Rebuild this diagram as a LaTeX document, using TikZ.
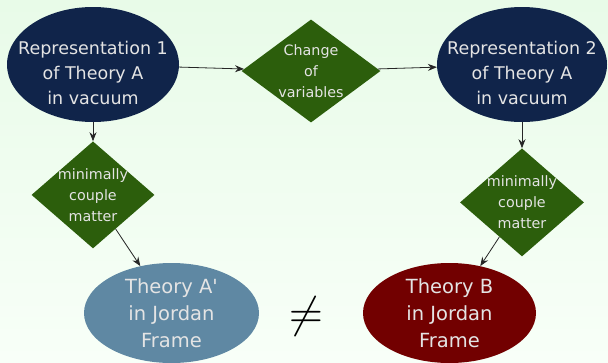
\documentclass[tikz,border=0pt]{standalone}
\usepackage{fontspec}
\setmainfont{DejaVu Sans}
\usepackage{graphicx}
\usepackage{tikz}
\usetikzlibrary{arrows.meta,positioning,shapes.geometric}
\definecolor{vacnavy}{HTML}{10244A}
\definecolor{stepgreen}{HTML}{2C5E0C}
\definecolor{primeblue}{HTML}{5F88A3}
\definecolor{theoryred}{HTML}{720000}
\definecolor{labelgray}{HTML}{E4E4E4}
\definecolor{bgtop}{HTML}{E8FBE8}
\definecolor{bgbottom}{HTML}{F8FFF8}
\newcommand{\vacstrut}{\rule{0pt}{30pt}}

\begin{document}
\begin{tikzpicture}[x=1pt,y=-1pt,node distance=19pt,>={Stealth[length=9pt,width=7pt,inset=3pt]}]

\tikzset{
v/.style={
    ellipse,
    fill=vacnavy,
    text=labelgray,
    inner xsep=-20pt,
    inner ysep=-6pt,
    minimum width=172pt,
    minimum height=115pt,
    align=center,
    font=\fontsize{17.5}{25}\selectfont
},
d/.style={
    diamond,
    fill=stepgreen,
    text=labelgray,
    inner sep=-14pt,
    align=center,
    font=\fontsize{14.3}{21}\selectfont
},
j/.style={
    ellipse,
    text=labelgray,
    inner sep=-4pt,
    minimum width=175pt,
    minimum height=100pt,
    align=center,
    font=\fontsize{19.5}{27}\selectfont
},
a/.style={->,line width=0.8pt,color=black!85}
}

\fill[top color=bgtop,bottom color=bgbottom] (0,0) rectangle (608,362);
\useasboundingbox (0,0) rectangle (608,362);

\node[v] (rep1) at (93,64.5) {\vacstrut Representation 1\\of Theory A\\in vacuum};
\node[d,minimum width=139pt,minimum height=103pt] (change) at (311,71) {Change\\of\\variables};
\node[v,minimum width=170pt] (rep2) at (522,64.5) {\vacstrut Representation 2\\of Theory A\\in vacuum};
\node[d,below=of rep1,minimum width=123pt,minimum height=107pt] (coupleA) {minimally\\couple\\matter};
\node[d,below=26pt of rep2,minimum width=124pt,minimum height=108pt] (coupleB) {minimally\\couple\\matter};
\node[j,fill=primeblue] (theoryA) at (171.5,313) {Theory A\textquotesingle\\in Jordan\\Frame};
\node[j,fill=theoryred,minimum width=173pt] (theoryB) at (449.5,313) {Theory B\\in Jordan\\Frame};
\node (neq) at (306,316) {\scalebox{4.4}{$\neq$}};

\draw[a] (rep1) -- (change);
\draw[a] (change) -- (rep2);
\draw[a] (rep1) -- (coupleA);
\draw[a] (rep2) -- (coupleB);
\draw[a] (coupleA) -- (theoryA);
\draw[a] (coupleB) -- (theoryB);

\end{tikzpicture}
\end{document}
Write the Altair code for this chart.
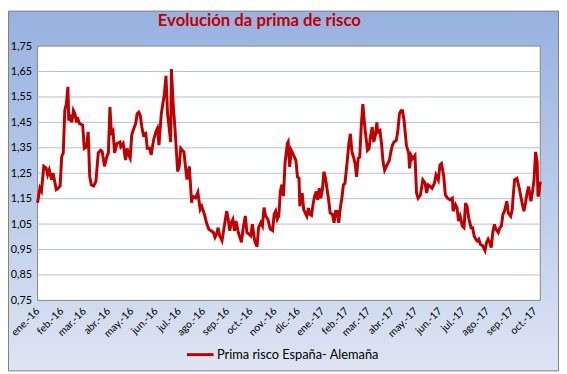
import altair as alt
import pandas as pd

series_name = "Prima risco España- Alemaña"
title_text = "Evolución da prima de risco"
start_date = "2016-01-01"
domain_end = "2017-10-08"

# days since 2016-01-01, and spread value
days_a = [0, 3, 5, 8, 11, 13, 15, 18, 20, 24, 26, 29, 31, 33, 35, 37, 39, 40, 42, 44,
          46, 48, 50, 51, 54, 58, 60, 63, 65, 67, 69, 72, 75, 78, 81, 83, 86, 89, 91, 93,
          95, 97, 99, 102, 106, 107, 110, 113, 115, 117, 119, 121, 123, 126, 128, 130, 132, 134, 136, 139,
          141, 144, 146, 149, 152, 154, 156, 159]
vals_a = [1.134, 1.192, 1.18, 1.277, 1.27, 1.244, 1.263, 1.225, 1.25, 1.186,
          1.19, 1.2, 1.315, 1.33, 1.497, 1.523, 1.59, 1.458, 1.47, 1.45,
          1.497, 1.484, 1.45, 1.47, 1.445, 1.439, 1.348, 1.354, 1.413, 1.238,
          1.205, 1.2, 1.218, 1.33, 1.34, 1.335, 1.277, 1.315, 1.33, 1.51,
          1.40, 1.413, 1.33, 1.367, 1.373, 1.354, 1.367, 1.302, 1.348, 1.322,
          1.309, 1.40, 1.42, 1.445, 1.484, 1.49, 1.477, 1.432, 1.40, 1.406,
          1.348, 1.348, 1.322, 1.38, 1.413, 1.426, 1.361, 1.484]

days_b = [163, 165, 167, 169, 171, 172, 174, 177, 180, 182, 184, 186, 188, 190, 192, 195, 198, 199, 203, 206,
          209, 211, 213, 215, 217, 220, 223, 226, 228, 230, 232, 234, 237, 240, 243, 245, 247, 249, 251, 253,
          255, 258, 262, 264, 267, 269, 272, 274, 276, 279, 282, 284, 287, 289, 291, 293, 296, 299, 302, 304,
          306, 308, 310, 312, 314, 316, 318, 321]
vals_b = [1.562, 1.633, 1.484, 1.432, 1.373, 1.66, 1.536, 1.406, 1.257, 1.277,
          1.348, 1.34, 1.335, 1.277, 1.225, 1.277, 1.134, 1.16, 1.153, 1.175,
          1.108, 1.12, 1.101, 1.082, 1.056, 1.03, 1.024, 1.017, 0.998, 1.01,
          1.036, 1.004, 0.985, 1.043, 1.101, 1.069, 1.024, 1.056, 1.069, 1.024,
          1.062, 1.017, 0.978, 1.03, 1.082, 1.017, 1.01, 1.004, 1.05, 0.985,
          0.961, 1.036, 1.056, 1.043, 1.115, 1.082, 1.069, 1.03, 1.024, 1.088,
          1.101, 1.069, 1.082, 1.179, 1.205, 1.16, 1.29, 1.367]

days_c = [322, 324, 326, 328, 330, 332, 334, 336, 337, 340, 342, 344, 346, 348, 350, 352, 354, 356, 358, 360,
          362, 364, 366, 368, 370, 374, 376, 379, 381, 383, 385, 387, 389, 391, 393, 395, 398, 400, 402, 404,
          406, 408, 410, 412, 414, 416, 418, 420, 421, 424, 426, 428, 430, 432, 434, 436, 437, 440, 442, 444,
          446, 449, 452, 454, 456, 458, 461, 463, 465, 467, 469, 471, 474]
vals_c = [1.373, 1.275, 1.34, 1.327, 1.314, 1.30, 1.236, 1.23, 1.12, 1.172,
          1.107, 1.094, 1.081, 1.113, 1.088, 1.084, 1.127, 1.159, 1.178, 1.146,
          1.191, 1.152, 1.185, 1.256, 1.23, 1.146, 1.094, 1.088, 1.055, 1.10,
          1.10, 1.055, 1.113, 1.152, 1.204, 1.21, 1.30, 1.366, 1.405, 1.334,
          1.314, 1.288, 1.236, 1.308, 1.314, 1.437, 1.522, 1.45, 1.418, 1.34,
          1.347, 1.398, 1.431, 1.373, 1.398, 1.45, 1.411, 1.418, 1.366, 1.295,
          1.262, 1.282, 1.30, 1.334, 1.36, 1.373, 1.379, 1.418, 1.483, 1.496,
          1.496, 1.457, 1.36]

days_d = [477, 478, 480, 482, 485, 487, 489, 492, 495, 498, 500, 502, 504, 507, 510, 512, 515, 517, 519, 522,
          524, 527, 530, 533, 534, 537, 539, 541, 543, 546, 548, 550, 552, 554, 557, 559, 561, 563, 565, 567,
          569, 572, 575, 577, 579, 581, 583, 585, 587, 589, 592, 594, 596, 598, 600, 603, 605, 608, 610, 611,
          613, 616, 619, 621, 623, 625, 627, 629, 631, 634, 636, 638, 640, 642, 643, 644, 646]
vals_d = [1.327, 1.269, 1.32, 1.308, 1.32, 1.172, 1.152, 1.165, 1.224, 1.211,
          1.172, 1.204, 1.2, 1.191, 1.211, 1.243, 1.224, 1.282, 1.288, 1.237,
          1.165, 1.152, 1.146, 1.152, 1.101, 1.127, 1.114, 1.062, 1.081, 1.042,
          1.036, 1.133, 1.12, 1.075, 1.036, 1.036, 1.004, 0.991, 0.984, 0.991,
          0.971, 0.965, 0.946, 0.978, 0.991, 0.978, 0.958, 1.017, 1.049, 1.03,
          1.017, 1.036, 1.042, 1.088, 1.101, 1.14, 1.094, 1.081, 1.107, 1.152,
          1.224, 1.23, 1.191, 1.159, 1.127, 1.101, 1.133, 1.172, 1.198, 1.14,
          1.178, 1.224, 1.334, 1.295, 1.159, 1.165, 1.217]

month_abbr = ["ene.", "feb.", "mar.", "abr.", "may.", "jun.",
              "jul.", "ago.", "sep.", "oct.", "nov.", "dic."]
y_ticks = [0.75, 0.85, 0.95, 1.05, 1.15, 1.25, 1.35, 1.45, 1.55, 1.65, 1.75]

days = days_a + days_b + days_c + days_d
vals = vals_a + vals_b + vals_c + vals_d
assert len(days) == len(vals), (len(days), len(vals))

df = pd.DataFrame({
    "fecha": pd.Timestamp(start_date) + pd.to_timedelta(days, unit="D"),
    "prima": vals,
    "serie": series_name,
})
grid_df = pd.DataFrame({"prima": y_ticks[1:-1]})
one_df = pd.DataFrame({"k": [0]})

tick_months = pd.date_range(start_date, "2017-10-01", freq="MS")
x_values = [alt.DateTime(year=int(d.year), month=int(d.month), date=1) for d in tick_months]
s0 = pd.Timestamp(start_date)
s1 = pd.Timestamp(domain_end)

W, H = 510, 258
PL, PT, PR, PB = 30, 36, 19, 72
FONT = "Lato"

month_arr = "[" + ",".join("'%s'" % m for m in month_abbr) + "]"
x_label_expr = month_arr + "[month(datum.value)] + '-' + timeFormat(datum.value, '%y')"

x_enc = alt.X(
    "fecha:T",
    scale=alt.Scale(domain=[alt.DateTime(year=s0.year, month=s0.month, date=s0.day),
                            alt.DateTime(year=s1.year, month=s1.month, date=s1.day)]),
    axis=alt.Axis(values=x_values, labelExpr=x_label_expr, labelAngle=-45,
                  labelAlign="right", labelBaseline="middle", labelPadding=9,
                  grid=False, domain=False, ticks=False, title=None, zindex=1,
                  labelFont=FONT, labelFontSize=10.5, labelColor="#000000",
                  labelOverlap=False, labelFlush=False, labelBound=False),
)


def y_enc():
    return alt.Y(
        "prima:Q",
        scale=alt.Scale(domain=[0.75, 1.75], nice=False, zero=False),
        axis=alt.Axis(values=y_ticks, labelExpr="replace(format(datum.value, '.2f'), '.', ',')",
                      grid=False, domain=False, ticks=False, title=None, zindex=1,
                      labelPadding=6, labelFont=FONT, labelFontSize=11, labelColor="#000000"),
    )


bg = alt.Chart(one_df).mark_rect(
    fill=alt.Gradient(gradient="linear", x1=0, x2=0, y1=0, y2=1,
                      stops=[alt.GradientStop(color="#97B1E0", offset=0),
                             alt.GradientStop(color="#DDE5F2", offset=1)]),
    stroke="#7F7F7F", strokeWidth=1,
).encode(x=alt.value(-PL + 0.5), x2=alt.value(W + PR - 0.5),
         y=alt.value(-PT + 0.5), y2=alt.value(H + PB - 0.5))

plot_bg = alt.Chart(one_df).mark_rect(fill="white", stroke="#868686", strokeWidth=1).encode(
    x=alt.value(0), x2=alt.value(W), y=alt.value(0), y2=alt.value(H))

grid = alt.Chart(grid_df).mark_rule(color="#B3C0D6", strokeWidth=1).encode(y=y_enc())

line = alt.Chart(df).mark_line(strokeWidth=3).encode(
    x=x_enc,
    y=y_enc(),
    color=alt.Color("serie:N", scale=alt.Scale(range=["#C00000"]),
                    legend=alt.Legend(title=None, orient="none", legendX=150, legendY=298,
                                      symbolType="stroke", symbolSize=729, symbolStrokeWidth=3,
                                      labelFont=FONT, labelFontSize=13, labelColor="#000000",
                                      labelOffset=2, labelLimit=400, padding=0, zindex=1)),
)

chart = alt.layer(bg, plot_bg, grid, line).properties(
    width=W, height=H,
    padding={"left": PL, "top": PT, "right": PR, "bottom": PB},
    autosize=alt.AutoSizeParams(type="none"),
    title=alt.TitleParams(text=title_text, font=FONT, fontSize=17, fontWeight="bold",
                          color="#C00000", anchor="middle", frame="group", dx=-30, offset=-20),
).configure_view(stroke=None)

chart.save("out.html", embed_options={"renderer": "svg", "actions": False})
########
→ **Instruction**
Copy out the lines that hold "this".

→ **Solved exercise**
Rebuild this diagram as a LaTeX document, using TikZ.
Write the Altair code for this chart.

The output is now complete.